Chasing Aphrodite: The Hunt for Looted Antiquities at the World’s Richest Museum
Jason Felch & Ralph Frammolino
Houghton Mifflin Harcourt
$28.00, hardcover, 384 pages
Release date: May 24, 2011
Museum visitors will marvel at the brush stroke on a painting and admire the evidence of a sculptor’s hand. Pieces from the ancient world may provoke questions about how they managed to survive so long and how well they held up to centuries of weather and human expansion. Few visitors question how those pieces arrived in the museum.
If those questions occur, the assumed answer is the museum bought the pieces from another museum or private collection. Maybe the museum sponsored an archaeological expedition. Questions don’t tend to go further than that, but the answer to where a museum piece came from may have its truth in shadowy backroom deals, forged documents and smuggling rings.
The surprisingly hard-to-put-down Chasing Aphrodite traces how the J. Paul Getty Museum in Los Angeles built its impressive collection of classic artifacts along with its impressive reputation, only to see it crack in the wake of accusations of participating in an antiquities black market.
Jason Felch and Ralph Frammolino build the book from their initial articles in the Los Angeles Times. The reports were finalists for the Pulitzer Prize in Investigative Journalism after the articles exposed the Getty and other museums for their roles in questionable collecting.
From the beginning of the book, Felch and Frammolino make it clear this is not a dry look at museums. “The museum world’s dirty little secret came to light amid revelations about pedophile priests in the Catholic Church and widespread steroid use in Major League Baseball,” they write. Two scandals most of their readers would have been hard pressed not to notice in the news. News about the Getty and other museums may have not garnered attention among people outside the art world at first, but placed into context with two other scandals, the Getty scandal acquires a new relevancy for most people.
As Chasing Aphrodite follows various pieces of art from discovery and looting through to public unveilings at museum galas, the authors introduce a plethora of characters. Equal attention is given to ordinary fisherman who pull a bronze figure from the ocean to billionaire J. Paul Getty himself and on to the museum personnel and Italian police investigators. The characters are real people, and readers walk away with a sense of the conflicting ambitions of each.
Even passages about the United Nations Educational, Scientific and Cultural Organization and changing international law about importing and acquisitioning antiquities that could, in other works, be skipped over to get back to the “good parts,” keep the reader’s interest.
The Aphrodite statue serves as the touchstone throughout the book. The statue is believed to have been looted from Sicily, and experts now question whether it depicts the goddess of love or, through the convoluted family ties of Greek and Roman mythology, her cousin Persephone. Spoiler alert for those who didn’t follow the original articles or ensuing publicity: the statue is now at the Aidone Archaeological Museum in Sicily.
Time and again, Felch and Frammolino return to the Aphrodite statue, using her journey to follow the trail of black and grey market dealers and the surprisingly high propensity for some museum officials to forge documents of origin and even personally smuggle artifacts into the United States.
The Italian investigation into the key players undoubtedly took a long time (the book covers years) and was likely repetitive and involved more paper shuffling than action.

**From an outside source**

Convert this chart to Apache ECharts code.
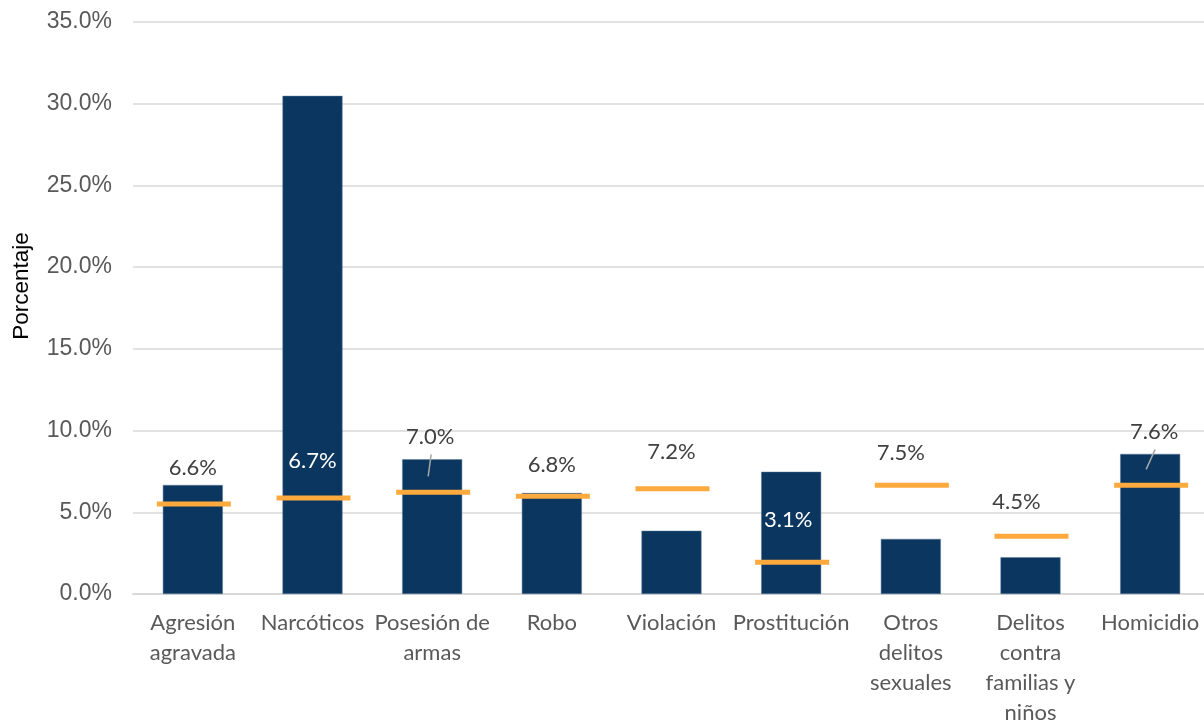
<!DOCTYPE html>
<html>
<head>
<meta charset="utf-8">
<script src="https://cdn.jsdelivr.net/npm/echarts@6/dist/echarts.min.js"></script>
<style>
html,body{margin:0;padding:0;background:#fff;overflow:hidden;}
#chart{width:1204px;height:720px;}
</style>
</head>
<body>
<div id="chart"></div>
<script>
const categories = ['Agresión\nagravada','Narcóticos','Posesión de\narmas','Robo','Violación','Prostitución','Otros\ndelitos\nsexuales','Delitos\ncontra\nfamilias y\nniños','Homicidio'];
const barValues = [6.67, 30.48, 8.24, 6.18, 3.87, 7.48, 3.37, 2.25, 8.57];
const markerValues = [5.51, 5.88, 6.22, 5.98, 6.44, 1.94, 6.65, 3.53, 6.65];
const labelTexts = ['6.6%','6.7%','7.0%','6.8%','7.2%','3.1%','7.5%','4.5%','7.6%'];
const yTicks = {min:0, max:35, interval:5};

// styling (label placement relative to marker, in px)
const labelStyle = {
  dy: [-36, -37, -55, -31, -37, -42, -32, -34, -53],
  dx: [0, 0, -2, 0, 0, -3, -10, -14, 4],
  white: [false, true, false, false, false, true, false, false, false],
  leader: [false, false, true, false, false, false, false, false, true]
};

const chart = echarts.init(document.getElementById('chart'));
const navy = '#0a365f';
const orange = '#fca93e';

chart.setOption({
  animation: false,
  backgroundColor: '#fff',
  grid: {left: 133, top: 22, width: 1077, bottom: 126, containLabel: false, outerBoundsMode: 'none'},
  xAxis: {
    type: 'category',
    data: categories,
    axisLine: {show: true, lineStyle: {color: '#d9d9d9', width: 2}},
    axisTick: {show: false},
    axisLabel: {interval: 0, color: '#595959', fontFamily: 'Lato', fontSize: 22, lineHeight: 30, margin: 14}
  },
  yAxis: {
    type: 'value',
    min: yTicks.min, max: yTicks.max, interval: yTicks.interval,
    axisLine: {show: false},
    axisTick: {show: false},
    splitLine: {lineStyle: {color: '#d9d9d9', width: 1.5}},
    axisLabel: {color: '#595959', fontFamily: 'Liberation Sans', fontSize: 23, margin: 21,
      formatter: v => v.toFixed(1) + '%'}
  },
  graphic: [{
    type: 'text', x: 22, y: 286, rotation: Math.PI/2,
    style: {text: 'Porcentaje', fill: '#000', font: '22.5px "Liberation Sans", sans-serif',
      align: 'center', verticalAlign: 'middle'}
  }],
  series: [
    {
      type: 'bar',
      data: barValues,
      barWidth: 60,
      itemStyle: {color: navy, borderColor: '#5a7a9a', borderWidth: 0.5}
    },
    {
      type: 'custom',
      data: markerValues.map((v, i) => [i, v]),
      z: 5,
      renderItem: function (params, api) {
        const i = params.dataIndex;
        const p = api.coord([api.value(0), api.value(1)]);
        const children = [{
          type: 'rect',
          shape: {x: p[0] - 36, y: p[1] - 2.5, width: 74, height: 5},
          style: {fill: orange}
        }, {
          type: 'text',
          x: p[0] + labelStyle.dx[i], y: p[1] + labelStyle.dy[i],
          style: {text: labelTexts[i], fill: labelStyle.white[i] ? '#ffffff' : '#404040',
            font: '22px Lato, sans-serif', align: 'center', verticalAlign: 'middle'}
        }];
        if (labelStyle.leader[i]) {
          children.push({
            type: 'line',
            shape: {x1: p[0] + labelStyle.dx[i] + 1, y1: p[1] + labelStyle.dy[i] + 17, x2: p[0] - 4, y2: p[1] - 16},
            style: {stroke: '#a6a6a6', lineWidth: 1.5}
          });
        }
        return {type: 'group', children: children};
      }
    }
  ]
});
</script>
</body>
</html>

It’s to Chasing Aphrodite’s credit that the investigation seems lively. Scenes where the key investigators discover photographs and artifacts in a warehouse seem lifted from a movie. A brief mention that two investigators develop a personal relationship heightens the life imitating art atmosphere that permeates the book.
For someone not working in a museum, the descriptions of internal politics and power don’t seem real. Flaws that stand out in fiction as clichés – hubris, narcissism, greed – are real human traits. The jockeying for power at the Getty and need to improve the collection seem to bring out the best and worst of the people involved. Arguments for acquiring questionable artifacts may start off well-intentioned but are overwhelmed by the mounting arguments against. Even then, some museum officials persist in clinging to their old ways more fiercely than before while presenting a public front of protecting the countries of origin. Unlike fiction, villains of the piece aren’t as black and white. The authors make it easy to understand how the collecting process began and why it continued for so long.
Inevitably though, the Getty and other museums had to change their policies. As an Italian archaeological director writes to True, “Do you have any idea how many archaeological sites have been plundered so that a single object can reach the market? How much scientific evidence we have lost? How many other objects have been destroyed? Acquiring from the market is a crime against science and against the cultural and historic patrimony of another country.”